Surely it would be more prudent to deploy a defensive set-up where players try to keep hold of the ball without committing too many men forward, and still maintaining their shape.

If little Iceland with their 'small mentality' can do it against Ronaldo's mighty Portugal, surely we can manage it against Hazard, De Bruyne, Lukaku and the likes.

The pattern was as clear and garish as 1970s wallpaper from the first whistle and it was as inevitable as a Raheem Sterling stray pass that Ireland were eventually going to get picked off like an over-ripe Wexford strawberry.

Before a ball was kicked in the tournament I, like many others, believed a win against an average Sweden side in our opening game was paramount to our hopes of progressing from the group, and ultimately the two points dropped against the Scandinavians could well prove to be our downfall.

Of course, all is not lost just yet, and as Ireland showed when toppling world champions Germany, they are capable of pulling off an unlikely victory when all and sundry have penned the obituaries, so putting Italy to the sword is not completely beyond them.

The Italians are already safely through to the knockout stages and will be resting a few players, but whether that is to our advantage or not remains to be seen.

Squad players will be doing their utmost to impress manager Antonio Conte, trying to force their way into the side in the latter stages of the tournament, so they'll hardly be rolling over like playful puppies waiting for their bellies to be tickled.
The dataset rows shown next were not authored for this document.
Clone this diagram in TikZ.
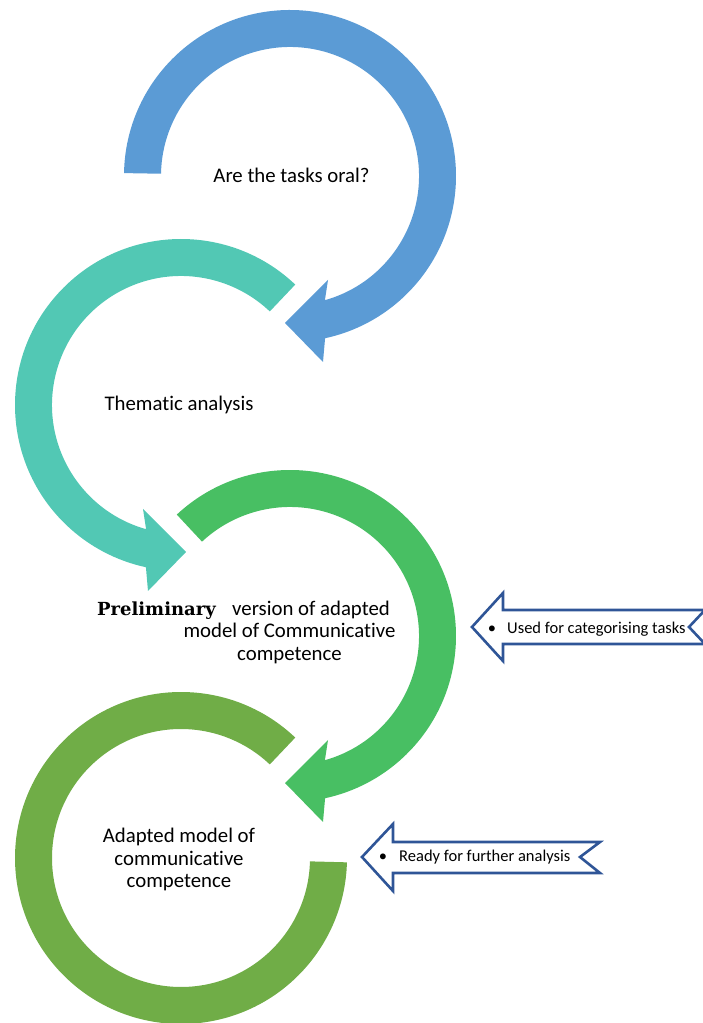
\documentclass[tikz,border=0pt]{standalone}
\usepackage{fontspec}
\setmainfont{Carlito}[Ligatures={NoCommon}]
\newfontfamily\prelimfont{DejaVu Serif}
\definecolor{cblue}{RGB}{91,155,213}
\definecolor{cteal}{RGB}{82,200,180}
\definecolor{cgreen}{RGB}{72,191,99}
\definecolor{colive}{RGB}{112,173,71}
\definecolor{cline}{RGB}{47,85,151}
\tikzset{
  lbl/.style={inner sep=0pt, font=\fontsize{20.8}{22.5}\selectfont, text=black},
  prelim/.style={inner sep=0pt, font=\prelimfont\bfseries\fontsize{18}{21}\selectfont, text=black},
  small/.style={inner sep=0pt, font=\fontsize{16.5}{19}\selectfont, text=black},
  callout/.style={draw=cline, line width=2.6pt, fill=white, line join=miter}
}
\begin{document}
\begin{tikzpicture}[x=1pt,y=1pt]
\useasboundingbox (0,0) rectangle (703,1023);
% blue arrow
\begin{scope}[shift={(290,847)}]
\fill[cblue] (179:166) arc[start angle=179, end angle=-77.8, radius=166] -- (33,-186) -- (-5,-147) -- (38,-104) -- (-74.3:129) arc[start angle=-74.3, end angle=179, radius=129] -- cycle;
\end{scope}
% teal arrow
\begin{scope}[shift={(181,618)}]
\fill[cteal] (46.5:166) arc[start angle=46.5, end angle=257.8, radius=166] -- (-33,-186) -- (5,-147) -- (-38,-104) -- (254.3:129) arc[start angle=254.3, end angle=46.5, radius=129] -- cycle;
\end{scope}
% green arrow
\begin{scope}[shift={(290,387)}]
\fill[cgreen] (133:166) arc[start angle=133, end angle=-77.8, radius=166] -- (33,-186) -- (-5,-147) -- (38,-104) -- (-74.3:129) arc[start angle=-74.3, end angle=133, radius=129] -- cycle;
\end{scope}
% olive ring
\begin{scope}[shift={(181,165)}]
\fill[colive] (46.5:166) arc[start angle=46.5, end angle=358.5, radius=166] -- (358.5:129) arc[start angle=358.5, end angle=46.5, radius=129] -- cycle;
\end{scope}
% callouts
\draw[callout] (472,396) -- (503,430) -- (503,413) -- (705,413) -- (689,396) -- (705,379) -- (503,379) -- (503,362) -- cycle;
\draw[callout] (362,166) -- (393,199) -- (393,181) -- (600,181) -- (580,166) -- (600,150) -- (393,150) -- (393,132) -- cycle;
% labels
\node[lbl, anchor=base] (t1) at (291.5,840) {Are the tasks oral?};
\node[lbl, anchor=base] (t2) at (179,612) {Thematic analysis};
\node[prelim, anchor=base east] (t3p) at (216,407) {Preliminary};
\node[lbl, anchor=base west] (t3a) at (232,407) {version of adapted};
\node[lbl, anchor=base] (t3b) at (289.5,385) {model of Communicative};
\node[lbl, anchor=base] (t3c) at (289.5,362) {competence};
\node[lbl, anchor=base] (t4a) at (179,180) {Adapted model of};
\node[lbl, anchor=base] (t4b) at (179,157) {communicative};
\node[lbl, anchor=base] (t4c) at (179,135) {competence};
\node[small, anchor=base] (b1) at (492,389) {•};
\node[small, anchor=base west] (c1) at (507,389) {Used for categorising tasks};
\node[small, anchor=base] (b2) at (383,161) {•};
\node[small, anchor=base west] (c2) at (399,161) {Ready for further analysis};
\end{tikzpicture}
\end{document}
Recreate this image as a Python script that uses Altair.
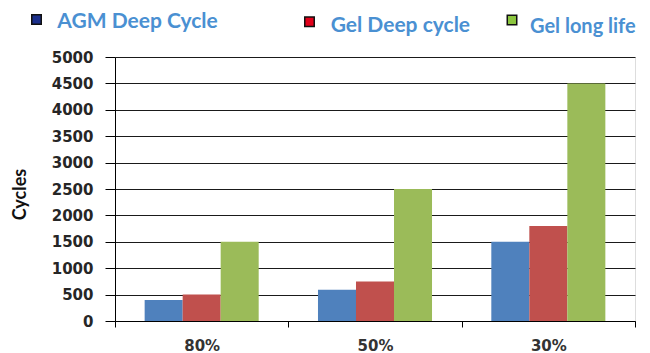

With an attacking mindset you'd never know what might happen, but if we are headed for the exit door, prising off the shackles and bowing out with a bang rather than a whimper could go a long way to restoring my faith in the Irish management team.

Another toothless display like the one against Belgium would leave me thinking that trawling through the Fair City back catalogue mightn't be such a bad option after all.